1. RULES OF CONDUCT ARE DETERMINED BY REASON

Immanuel Kant, Former Professor-Konigsberg, CRITIQUE OF PURE REASON, 1929, p. 634.

Whether reason is not in the actions through which it prescribes laws, itself again determined by other influences and whether that which, in relation to sensuous impulses, is entitled freedom may not, in relation to higher and more remote operating causes, be nature again, is a question which in the practical field does not concern us, since we are demanding of reason nothing but the rule of conduct; it is a merely speculative question, which we can leave aside so long as we are considering what ought or ought not be done.

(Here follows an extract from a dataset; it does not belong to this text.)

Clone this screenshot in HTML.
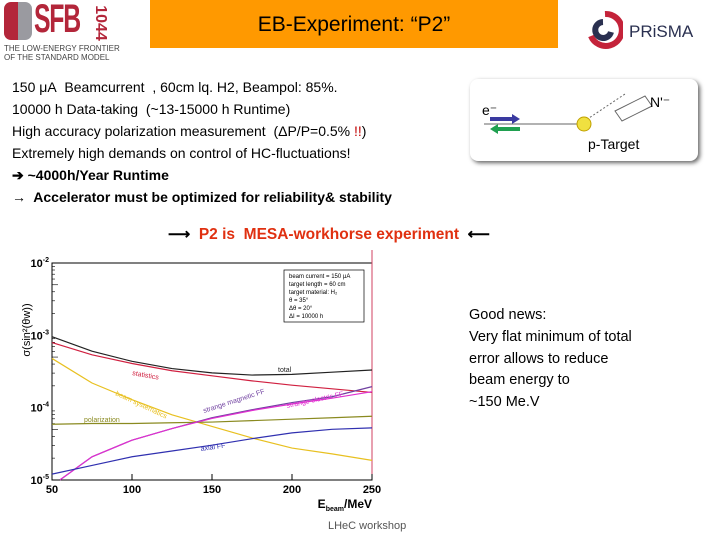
<!DOCTYPE html>
<html><head><meta charset="utf-8">
<style>
body{margin:0;width:720px;height:540px;background:#fff;position:relative;overflow:hidden;font-family:"Liberation Sans",sans-serif}
.abs{position:absolute}
.txt{font-size:14px;line-height:22px;color:#000;white-space:nowrap}
</style></head><body>
<div class="abs" style="left:4px;top:2px;width:110px;height:62px">
  <div class="abs" style="left:0;top:0;width:14px;height:38px;background:#b3263a;border-radius:7px 0 0 7px"></div>
  <div class="abs" style="left:14px;top:0;width:14px;height:38px;background:#9a9aa0;border-radius:0 7px 7px 0"></div>
  <div class="abs" style="left:30px;top:-5px;font:bold 40px 'Liberation Sans',sans-serif;color:#b3263a;letter-spacing:-2px;transform:scaleX(0.62);transform-origin:0 0">SFB</div>
  <div class="abs" style="left:78px;top:12px;font:bold 16px 'Liberation Sans',sans-serif;color:#b3263a;transform:rotate(90deg);transform-origin:center">1044</div>
  <div class="abs" style="left:0;top:42px;font-size:8px;color:#444;line-height:9px;white-space:nowrap">THE LOW-ENERGY FRONTIER<br>OF THE STANDARD MODEL</div>
</div>
<div class="abs" style="left:150px;top:0;width:408px;height:48px;background:#ff9900;text-align:center;line-height:50px;font-size:21px;color:#000">EB-Experiment: “P2”</div>
<div class="abs" style="left:583px;top:10px;width:130px;height:40px">
  <svg width="40" height="40" class="abs" style="left:0;top:0"><path d="M22 4 A16 16 0 1 1 8 26" stroke="#c4233a" stroke-width="6" fill="none"/><path d="M20 12 A8 8 0 1 0 28 22" stroke="#2a3050" stroke-width="6" fill="none"/></svg>
  <div class="abs" style="left:46px;top:12px;font-size:17px;color:#2a3050">PRiSMA</div>
</div>
<div class="abs txt" style="left:12px;top:76px">
150 μA&nbsp; Beamcurrent&nbsp; , 60cm lq. H2, Beampol: 85%.<br>
10000 h Data-taking&nbsp; (~13-15000 h Runtime)<br>
High accuracy polarization measurement&nbsp; (ΔP/P=0.5% <span style="color:#c00000">!!</span>)<br>
Extremely high demands on control of HC-fluctuations!<br>
<b>➔ ~4000h/Year Runtime</b><br>
<b>→&nbsp; Accelerator must be optimized for reliability&amp; stability</b>
</div>
<div class="abs" style="left:470px;top:79px;width:228px;height:82px;border-radius:8px;box-shadow:2px 2px 4px #666;background:#fff">
  <svg width="228" height="82"><line x1="14" y1="45" x2="110" y2="45" stroke="#999" stroke-width="1.5"/><line x1="110" y1="45" x2="155" y2="15" stroke="#666" stroke-dasharray="2,2"/>
  <polygon points="145,32 175,17 182,27 152,42" fill="none" stroke="#666"/>
  <circle cx="114" cy="45" r="7" fill="#f0e040" stroke="#c0a000"/>
  <polygon points="20,38 42,38 42,35 50,40 42,45 42,42 20,42" fill="#3a3aa0"/>
  <polygon points="50,48 28,48 28,45 20,50 28,55 28,52 50,52" fill="#20a050"/>
  <text x="12" y="36" font-size="14" font-family="Liberation Sans">e⁻</text>
  <text x="180" y="28" font-size="14" font-family="Liberation Sans">N'⁻</text>
  <text x="118" y="70" font-size="14" font-family="Liberation Sans">p-Target</text></svg>
</div>
<div class="abs" style="left:168px;top:225px;font-size:15.5px;font-weight:bold;color:#e03010;white-space:nowrap">
<span style="color:#000">⟶</span>&nbsp; P2 is&nbsp; MESA-workhorse experiment&nbsp; <span style="color:#000">⟵</span></div>
<div class="abs txt" style="left:469px;top:305px;font-size:14.5px;line-height:21.8px">Good news:<br>Very flat minimum of total<br>error allows to reduce<br>beam energy to<br>~150 Me.V</div>
<div class="abs" style="left:328px;top:520px;font-size:11px;color:#555">LHeC workshop</div>
<svg class="abs" style="left:0;top:250px" width="400" height="270" id="chart"></svg>
<script>
const energies=[50,75,100,125,150,175,200,225,250];
const totalErr=[-3.02,-3.22,-3.36,-3.46,-3.52,-3.55,-3.54,-3.51,-3.48];
const statErr=[-3.10,-3.27,-3.39,-3.49,-3.56,-3.63,-3.69,-3.74,-3.79];
const beamSys=[-3.32,-3.66,-3.89,-4.10,-4.26,-4.42,-4.56,-4.64,-4.73];
const polErr=[-4.23,-4.22,-4.22,-4.21,-4.20,-4.18,-4.16,-4.14,-4.12];
const strMagE=[55,75,100,125,150,175,200,225,250];
const strMag=[-5.0,-4.68,-4.45,-4.29,-4.14,-4.03,-3.93,-3.85,-3.71];
const strEl=[-5.0,-4.68,-4.45,-4.29,-4.15,-4.04,-3.95,-3.87,-3.78];
const axialFF=[-4.92,-4.80,-4.68,-4.60,-4.52,-4.43,-4.35,-4.30,-4.28];
const xTicks=[50,100,150,200,250];
const yTicks=[-2,-3,-4,-5];
const svg=document.getElementById('chart');const NS='http://www.w3.org/2000/svg';
const X=e=>52+(e-50)/200*320;const Y=l=>13+(-2-l)*72.3;
function mk(t,a){const el=document.createElementNS(NS,t);for(const k in a)el.setAttribute(k,a[k]);svg.appendChild(el);return el;}
const fr=mk('rect',{x:52,y:13,width:320,height:217,fill:'none',stroke:'#000'});


mk('line',{x1:372,y1:0,x2:372,y2:230,stroke:'#d04060'});
xTicks.forEach(t=>{const l=mk('line',{x1:X(t),y1:230,x2:X(t),y2:224,stroke:'#000'});


const tx=mk('text',{x:X(t),y:243,'text-anchor':'middle','font-size':11,'font-weight':'bold','font-family':'Liberation Sans'});tx.textContent=t;

});
yTicks.forEach(t=>{const tx=mk('text',{x:49,y:Y(t)+4,'text-anchor':'end','font-size':11,'font-weight':'bold','font-family':'Liberation Sans'});tx.innerHTML='10<tspan dy="-5" font-size="7">'+t+'</tspan>';


if(t>-5)for(let m=2;m<10;m++){const yy=Y(t-1+Math.log10(m));mk('line',{x1:52,y1:yy,x2:m==5?58:55,y2:yy,stroke:'#000','stroke-width':0.6});}});
const xt=mk('text',{x:372,y:258,'text-anchor':'end','font-size':12,'font-weight':'bold','font-family':'Liberation Sans'});xt.innerHTML='E<tspan font-size="7" dy="3">beam</tspan><tspan dy="-3">/MeV</tspan>';


const yt=mk('text',{x:0,y:0,transform:'translate(30,80) rotate(-90)','text-anchor':'middle','font-size':11,'font-family':'Liberation Sans'});yt.textContent='σ(sin²(θw))';


function series(xs,ys,col,name,lbl,lx,ly,rot){const p=mk('polyline',{points:xs.map((e,i)=>X(e)+','+Y(ys[i])).join(' '),fill:'none',stroke:col,'stroke-width':1.2});


if(lbl){const t=mk('text',{x:lx,y:ly,'font-size':7,fill:col,'font-family':'Liberation Sans',transform:'rotate('+rot+' '+lx+' '+ly+')'});t.textContent=lbl;}}
series(energies,totalErr,'#222','total-line','total',278,122,0);
series(energies,statErr,'#d02040','statistics-line','statistics',132,125,10);
series(energies,beamSys,'#e8c020','beam-systematics-line','beam systematics',115,145,25);
series(energies,polErr,'#8a8a20','polarization-line','polarization',84,172,0);
series(strMagE,strMag,'#7040a0','strange-magnetic-line','strange magnetic FF',204,163,-18);
series(strMagE,strEl,'#e030d0','strange-electric-line','strange electric FF',287,158,-12);
series(energies,axialFF,'#3030b0','axial-ff-line','axial FF',201,201,-8);
const lb=mk('rect',{x:284,y:20,width:80,height:52,fill:'#fff',stroke:'#000','stroke-width':0.7});


['beam current = 150 μA','target length = 60 cm','target material: H₂','  θ = 35°','Δθ = 20°',' ΔI = 10000 h'].forEach((s,i)=>{const t=mk('text',{x:289,y:28+i*8,'font-size':6,'font-family':'Liberation Sans'});t.textContent=s;});
</script>
</body></html>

2. REASONING LEAD TO LAWS AND REGULATIONS

Immanuel Kant, Former Professor-Konigsberg, CRITIQUE OF PURE REASON, 1929, p. 633-4.

But these considerations, as to what is desirable in respect of our whole state, that is, as to what is good and useful, are based on reason. Reason therefore provides laws which are imperatives, that is, objective laws of freedom, which tell us what ought to happen--although perhaps it never does happen--therein differing from laws of nature, which relate only to that which happens. These laws are therefore to be entitled practical laws.
3. PHILOSOPHY IS THEORETICAL AND PRACTICAL

Immanuel Kant, Former Professor-Konigsberg, LECTURES ON ETHICS, 1963, p. 1.

Philosophy is either theoretical or practical. The one concerns itself with knowledge, the other with the conduct of beings possessed of a free will. The one has Theory, the other Practice for its object--and it is the object that differentiates them. There is another distinction of philosophy into speculative and practical. In general, we call sciences theoretical and practical, without reference to their objects. They are theoretical if they are the ground of the conception of the object; practical, if they are the ground of the exercise of our knowledge of the object.
4. PRACTICAL PHILOSOPHY BASED IN ACTION

Immanuel Kant, Former Professor-Konigsberg, LECTURES ON ETHICS, 1963, p. 1-2.

The object of practical philosophy is conduct; that of theoretical philosophy cognition. Practical philosophy, being the philosophy of action, is thus the philosophy which provides rules for the proper use of our freedom, irrespective of particular applications of it. Just as logic deals with the use of understanding in general and not in particular conditions, so does practical philosophy deal with the use of the free will not in specific circumstances, but independently of the particular. Logic provides rules concerning the use of the will.